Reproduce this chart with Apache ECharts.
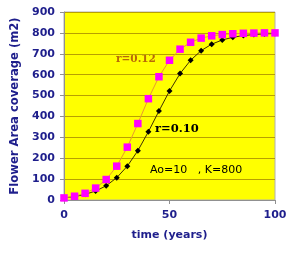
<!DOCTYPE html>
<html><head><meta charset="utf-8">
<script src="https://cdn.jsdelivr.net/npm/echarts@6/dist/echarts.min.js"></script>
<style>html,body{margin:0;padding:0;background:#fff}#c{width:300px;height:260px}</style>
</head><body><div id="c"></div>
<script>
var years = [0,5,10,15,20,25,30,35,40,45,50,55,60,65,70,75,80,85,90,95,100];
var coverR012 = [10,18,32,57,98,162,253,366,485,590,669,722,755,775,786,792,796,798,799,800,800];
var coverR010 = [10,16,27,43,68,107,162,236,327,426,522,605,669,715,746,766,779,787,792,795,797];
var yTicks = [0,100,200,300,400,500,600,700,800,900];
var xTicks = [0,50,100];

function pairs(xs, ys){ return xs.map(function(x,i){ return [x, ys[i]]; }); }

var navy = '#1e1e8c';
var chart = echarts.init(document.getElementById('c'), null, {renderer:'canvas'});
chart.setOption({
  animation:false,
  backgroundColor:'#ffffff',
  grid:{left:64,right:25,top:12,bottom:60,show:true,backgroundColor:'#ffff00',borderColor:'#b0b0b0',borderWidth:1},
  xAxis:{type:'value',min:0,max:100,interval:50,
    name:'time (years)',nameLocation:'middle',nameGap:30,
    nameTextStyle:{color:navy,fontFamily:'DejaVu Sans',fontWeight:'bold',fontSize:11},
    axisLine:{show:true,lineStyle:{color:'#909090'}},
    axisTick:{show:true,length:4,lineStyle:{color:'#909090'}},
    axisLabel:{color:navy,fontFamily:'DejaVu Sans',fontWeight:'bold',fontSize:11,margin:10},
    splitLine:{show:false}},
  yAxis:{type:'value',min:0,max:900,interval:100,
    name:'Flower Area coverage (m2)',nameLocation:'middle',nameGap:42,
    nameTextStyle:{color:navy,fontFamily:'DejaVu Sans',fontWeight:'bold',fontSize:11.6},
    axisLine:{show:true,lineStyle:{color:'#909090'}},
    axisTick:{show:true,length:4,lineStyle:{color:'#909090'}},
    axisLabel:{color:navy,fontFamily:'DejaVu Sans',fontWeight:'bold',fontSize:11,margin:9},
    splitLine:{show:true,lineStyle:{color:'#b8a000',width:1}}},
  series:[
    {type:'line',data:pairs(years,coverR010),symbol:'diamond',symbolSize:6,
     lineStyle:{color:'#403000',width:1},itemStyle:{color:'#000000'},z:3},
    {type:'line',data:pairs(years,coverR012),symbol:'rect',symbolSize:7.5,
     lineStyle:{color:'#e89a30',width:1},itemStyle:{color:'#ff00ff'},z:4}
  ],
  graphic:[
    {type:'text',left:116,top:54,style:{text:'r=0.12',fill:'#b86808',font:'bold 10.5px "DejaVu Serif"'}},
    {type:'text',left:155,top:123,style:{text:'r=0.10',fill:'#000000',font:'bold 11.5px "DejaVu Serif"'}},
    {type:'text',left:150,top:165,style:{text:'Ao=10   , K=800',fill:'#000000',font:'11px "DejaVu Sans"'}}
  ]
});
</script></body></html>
━━━━━━━━━━━━━━━━
What needs to be done:
The material above must be printed exactly, with its pictures left out.

Full answer:
Reproduce this chart with Apache ECharts.
<!DOCTYPE html>
<html><head><meta charset="utf-8">
<script src="https://cdn.jsdelivr.net/npm/echarts@6/dist/echarts.min.js"></script>
<style>html,body{margin:0;padding:0;background:#fff}#c{width:300px;height:260px}</style>
</head><body><div id="c"></div>
<script>
var years = [0,5,10,15,20,25,30,35,40,45,50,55,60,65,70,75,80,85,90,95,100];
var coverR012 = [10,18,32,57,98,162,253,366,485,590,669,722,755,775,786,792,796,798,799,800,800];
var coverR010 = [10,16,27,43,68,107,162,236,327,426,522,605,669,715,746,766,779,787,792,795,797];
var yTicks = [0,100,200,300,400,500,600,700,800,900];
var xTicks = [0,50,100];

function pairs(xs, ys){ return xs.map(function(x,i){ return [x, ys[i]]; }); }

var navy = '#1e1e8c';
var chart = echarts.init(document.getElementById('c'), null, {renderer:'canvas'});
chart.setOption({
  animation:false,
  backgroundColor:'#ffffff',
  grid:{left:64,right:25,top:12,bottom:60,show:true,backgroundColor:'#ffff00',borderColor:'#b0b0b0',borderWidth:1},
  xAxis:{type:'value',min:0,max:100,interval:50,
    name:'time (years)',nameLocation:'middle',nameGap:30,
    nameTextStyle:{color:navy,fontFamily:'DejaVu Sans',fontWeight:'bold',fontSize:11},
    axisLine:{show:true,lineStyle:{color:'#909090'}},
    axisTick:{show:true,length:4,lineStyle:{color:'#909090'}},
    axisLabel:{color:navy,fontFamily:'DejaVu Sans',fontWeight:'bold',fontSize:11,margin:10},
    splitLine:{show:false}},
  yAxis:{type:'value',min:0,max:900,interval:100,
    name:'Flower Area coverage (m2)',nameLocation:'middle',nameGap:42,
    nameTextStyle:{color:navy,fontFamily:'DejaVu Sans',fontWeight:'bold',fontSize:11.6},
    axisLine:{show:true,lineStyle:{color:'#909090'}},
    axisTick:{show:true,length:4,lineStyle:{color:'#909090'}},
    axisLabel:{color:navy,fontFamily:'DejaVu Sans',fontWeight:'bold',fontSize:11,margin:9},
    splitLine:{show:true,lineStyle:{color:'#b8a000',width:1}}},
  series:[
    {type:'line',data:pairs(years,coverR010),symbol:'diamond',symbolSize:6,
     lineStyle:{color:'#403000',width:1},itemStyle:{color:'#000000'},z:3},
    {type:'line',data:pairs(years,coverR012),symbol:'rect',symbolSize:7.5,
     lineStyle:{color:'#e89a30',width:1},itemStyle:{color:'#ff00ff'},z:4}
  ],
  graphic:[
    {type:'text',left:116,top:54,style:{text:'r=0.12',fill:'#b86808',font:'bold 10.5px "DejaVu Serif"'}},
    {type:'text',left:155,top:123,style:{text:'r=0.10',fill:'#000000',font:'bold 11.5px "DejaVu Serif"'}},
    {type:'text',left:150,top:165,style:{text:'Ao=10   , K=800',fill:'#000000',font:'11px "DejaVu Sans"'}}
  ]
});
</script></body></html>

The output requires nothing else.